== Data entries ==
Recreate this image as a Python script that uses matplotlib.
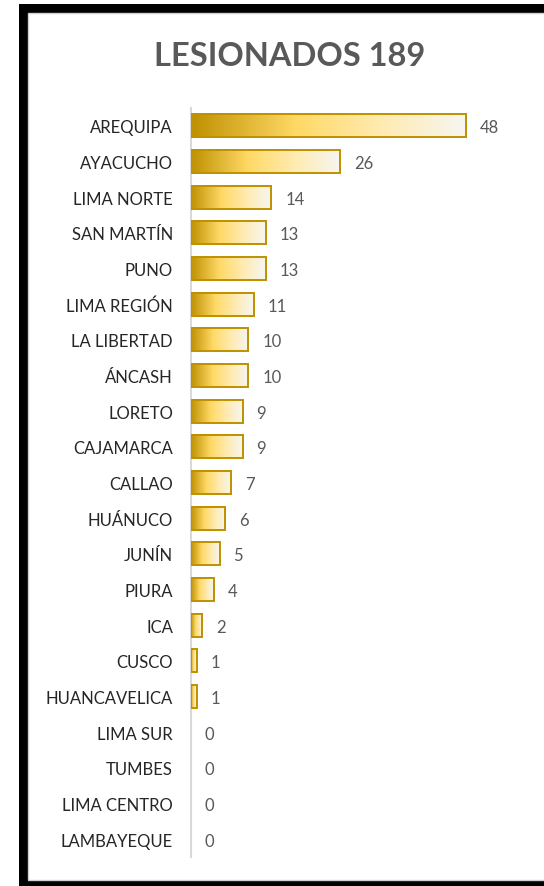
import numpy as np
import matplotlib
matplotlib.use("Agg")
import matplotlib.pyplot as plt
from matplotlib.colors import LinearSegmentedColormap
from matplotlib.patches import Rectangle

# data
regiones = ["AREQUIPA", "AYACUCHO", "LIMA NORTE", "SAN MARTÍN", "PUNO",
            "LIMA REGIÓN", "LA LIBERTAD", "ÁNCASH", "LORETO", "CAJAMARCA",
            "CALLAO", "HUÁNUCO", "JUNÍN", "PIURA", "ICA", "CUSCO",
            "HUANCAVELICA", "LIMA SUR", "TUMBES", "LIMA CENTRO", "LAMBAYEQUE"]
lesionados = [48, 26, 14, 13, 13, 11, 10, 10, 9, 9, 7, 6, 5, 4, 2, 1, 1, 0, 0, 0, 0]
titulo = "LESIONADOS 189"

plt.rcParams['font.family'] = ['Lato', 'DejaVu Sans']

W, H = 544, 887
fig = plt.figure(figsize=(W / 100, H / 100), dpi=100, facecolor='white')

# black frame with white inner panel (behind the axes)
fig.patches.append(Rectangle((19 / W, 0), 1, 1 - 5 / H, transform=fig.transFigure,
                             facecolor='black', edgecolor='none', zorder=-2))
fig.patches.append(Rectangle((28 / W, 6 / H), 1, 1 - 20 / H, transform=fig.transFigure,
                             facecolor='white', edgecolor='#d0d0d0', lw=1, zorder=-1))

ax = fig.add_axes([191 / W, 1 - 858 / H, (520 - 191) / W, (858 - 109) / H])
ax.set_facecolor('none')

oro = LinearSegmentedColormap.from_list(
    'oro', [(0, '#BF9000'), (0.38, '#FFD966'), (0.7, '#FFEBB3'), (1, '#F6F6F2')])
grad = np.linspace(0, 1, 256).reshape(1, -1)

n = len(regiones)
ypos = np.arange(n)
alto = 0.65
con_valor = [(y, v) for y, v in zip(ypos, lesionados) if v > 0]
for y, v in con_valor:
    ax.imshow(grad, extent=(0, v, y + alto / 2, y - alto / 2), aspect='auto',
              cmap=oro, zorder=2, interpolation='bilinear')
ax.barh([y for y, v in con_valor], [v for y, v in con_valor], height=alto,
        facecolor='none', edgecolor='#BF9000', lw=1.4, zorder=3)

for y, v in zip(ypos, lesionados):
    ax.annotate(str(v), (v, y), xytext=(10, -1), textcoords='offset points',
                va='center', ha='left', fontsize=12, color='#595959')

ax.set_xlim(0, 57.4)
ax.set_ylim(n - 0.5, -0.5)
ax.set_yticks(ypos)
ax.set_yticklabels(regiones, fontsize=12, color='#262626')
ax.set_xticks([])
ax.tick_params(axis='y', length=0, pad=13)
for s in ('top', 'right', 'bottom'):
    ax.spines[s].set_visible(False)
ax.spines['left'].set_color('#d9d9d9')
ax.spines['left'].set_linewidth(1.5)

fig.text(290 / W, 1 - 56 / H, titulo, ha='center', va='center', fontsize=23.5,
         fontweight='bold', color='#595959')

fig.savefig('out.png', dpi=100, facecolor='white')
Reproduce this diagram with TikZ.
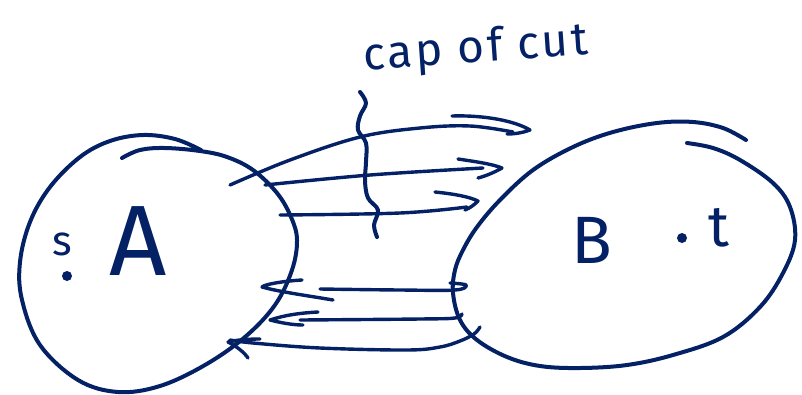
\documentclass[tikz,border=0pt]{standalone}
\usepackage{fontspec}
\setmainfont{Fira Sans}
\definecolor{ink}{RGB}{3,33,100}
\begin{document}
\begin{tikzpicture}[x=1pt,y=-1pt,
  pen/.style={draw=ink,line width=4pt,line cap=round,line join=round},
  thin pen/.style={draw=ink,line width=3.4pt,line cap=round,line join=round},
  hand/.style={text=ink,inner sep=0pt,anchor=center},
  dotmark/.style={fill=ink,draw=none}]
\useasboundingbox (0,0) rectangle (802,394);
\fill[white] (0,0) rectangle (802,394);

% set A
\draw[pen] plot[smooth,tension=0.6] coordinates {(201,150) (175,139) (143,135) (110,141) (80,157) (50,187) (30,222) (20,262) (22,300) (40,345) (78,380) (118,392) (160,386) (205,365) (245,337) (275,305) (292,270) (297,240) (291,217) (277,193) (253,170) (227,157) (200,151) (165,148) (140,150) (122,158)};
% set B
\draw[pen] plot[smooth,tension=0.6] coordinates {(746,140) (723,128) (693,122) (657,123) (613,132) (573,147) (533,170) (500,200) (477,227) (463,250) (455,270) (453,293) (460,320) (477,340) (507,357) (540,366) (580,368) (627,365) (673,355) (723,337) (760,307) (783,273) (795,240) (790,207) (773,183) (740,160) (713,148) (687,143)};

% labels
\node[hand,font=\fontsize{100}{100}\selectfont] (A) at (138,241) {A};
\node[hand,font=\fontsize{42}{42}\selectfont] (s) at (62,244) {s};
\fill[dotmark] (67,276) circle (5);
\node[hand,font=\fontsize{67}{67}\selectfont] (B) at (592,240) {B};
\fill[dotmark] (682,238) circle (5);
\node[hand,font=\fontsize{58}{58}\selectfont] (t) at (719,228) {t};
\node[hand,rotate=4,font=\fontsize{46}{46}\selectfont\addfontfeatures{LetterSpace=6}] (cap) at (476,50) {cap of cut};

% named arrow ends
\coordinate (a1s) at (230,185); \coordinate (a1e) at (530,130);
\coordinate (a2s) at (265,185); \coordinate (a2e) at (502,168);
\coordinate (a3s) at (280,215); \coordinate (a3e) at (478,201);

% top arrows (A to B)
\draw[thin pen] plot[smooth,tension=0.6] coordinates {(a1s) (290,160) (360,137) (420,128) (470,126) (513,132)};
\draw[thin pen] (452,116) .. controls (485,115) and (515,121) .. (a1e) .. controls (522,133) and (514,134) .. (507,134);
\draw[thin pen] plot[smooth,tension=0.6] coordinates {(a2s) (370,175) (483,168)};
\draw[thin pen] (458,159) .. controls (478,162) and (492,164) .. (a2e) .. controls (495,172) and (486,176) .. (478,178);
\draw[thin pen] plot[smooth,tension=0.6] coordinates {(a3s) (400,213) (467,207)};
\draw[thin pen] (435,192) .. controls (455,194) and (470,197) .. (a3e) .. controls (474,205) and (470,208) .. (465,210);

% brace squiggle
\draw[pen] plot[smooth,tension=0.6] coordinates {(360,92) (366,103) (360,116) (358,130) (366,143) (366,162) (365,181) (368,198) (378,210) (374,225) (377,237)};

% bottom arrows (B to A)
\coordinate (b1s) at (455,290); \coordinate (b1e) at (262,287);
\coordinate (b2s) at (462,314); \coordinate (b2e) at (270,320);
\coordinate (b3s) at (480,327); \coordinate (b3e) at (228,342);
\draw[thin pen] plot[smooth,tension=0.6] coordinates {(450,283) (466,285) (b1s) (400,290) (320,289)};
\draw[thin pen] (302,280) .. controls (285,281) and (265,284) .. (b1e) .. controls (280,292) and (310,296) .. (333,300);
\draw[thin pen] plot[smooth,tension=0.6] coordinates {(b2s) (455,318) (420,319) (300,320)};
\draw[thin pen] (318,312) .. controls (300,313) and (285,315) .. (b2e) .. controls (282,323) and (293,325) .. (303,325);
\draw[thin pen] plot[smooth,tension=0.6] coordinates {(b3s) (474,334) (460,341) (440,347) (407,350) (320,348) (253,343) (230,340)};
\draw[thin pen] (260,339) .. controls (248,339) and (236,340) .. (b3e) .. controls (236,346) and (244,352) .. (248,358);
\end{tikzpicture}
\end{document}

== Exercise directions ==
The required output is the exact run of lines from the start of the records through the line containing "grad = np.linspace(0, 1, 256).reshape(1, -1)", both ends included, with no pictures.

== Written response ==
Recreate this image as a Python script that uses matplotlib.
import numpy as np
import matplotlib
matplotlib.use("Agg")
import matplotlib.pyplot as plt
from matplotlib.colors import LinearSegmentedColormap
from matplotlib.patches import Rectangle

# data
regiones = ["AREQUIPA", "AYACUCHO", "LIMA NORTE", "SAN MARTÍN", "PUNO",
            "LIMA REGIÓN", "LA LIBERTAD", "ÁNCASH", "LORETO", "CAJAMARCA",
            "CALLAO", "HUÁNUCO", "JUNÍN", "PIURA", "ICA", "CUSCO",
            "HUANCAVELICA", "LIMA SUR", "TUMBES", "LIMA CENTRO", "LAMBAYEQUE"]
lesionados = [48, 26, 14, 13, 13, 11, 10, 10, 9, 9, 7, 6, 5, 4, 2, 1, 1, 0, 0, 0, 0]
titulo = "LESIONADOS 189"

plt.rcParams['font.family'] = ['Lato', 'DejaVu Sans']

W, H = 544, 887
fig = plt.figure(figsize=(W / 100, H / 100), dpi=100, facecolor='white')

# black frame with white inner panel (behind the axes)
fig.patches.append(Rectangle((19 / W, 0), 1, 1 - 5 / H, transform=fig.transFigure,
                             facecolor='black', edgecolor='none', zorder=-2))
fig.patches.append(Rectangle((28 / W, 6 / H), 1, 1 - 20 / H, transform=fig.transFigure,
                             facecolor='white', edgecolor='#d0d0d0', lw=1, zorder=-1))

ax = fig.add_axes([191 / W, 1 - 858 / H, (520 - 191) / W, (858 - 109) / H])
ax.set_facecolor('none')

oro = LinearSegmentedColormap.from_list(
    'oro', [(0, '#BF9000'), (0.38, '#FFD966'), (0.7, '#FFEBB3'), (1, '#F6F6F2')])
grad = np.linspace(0, 1, 256).reshape(1, -1)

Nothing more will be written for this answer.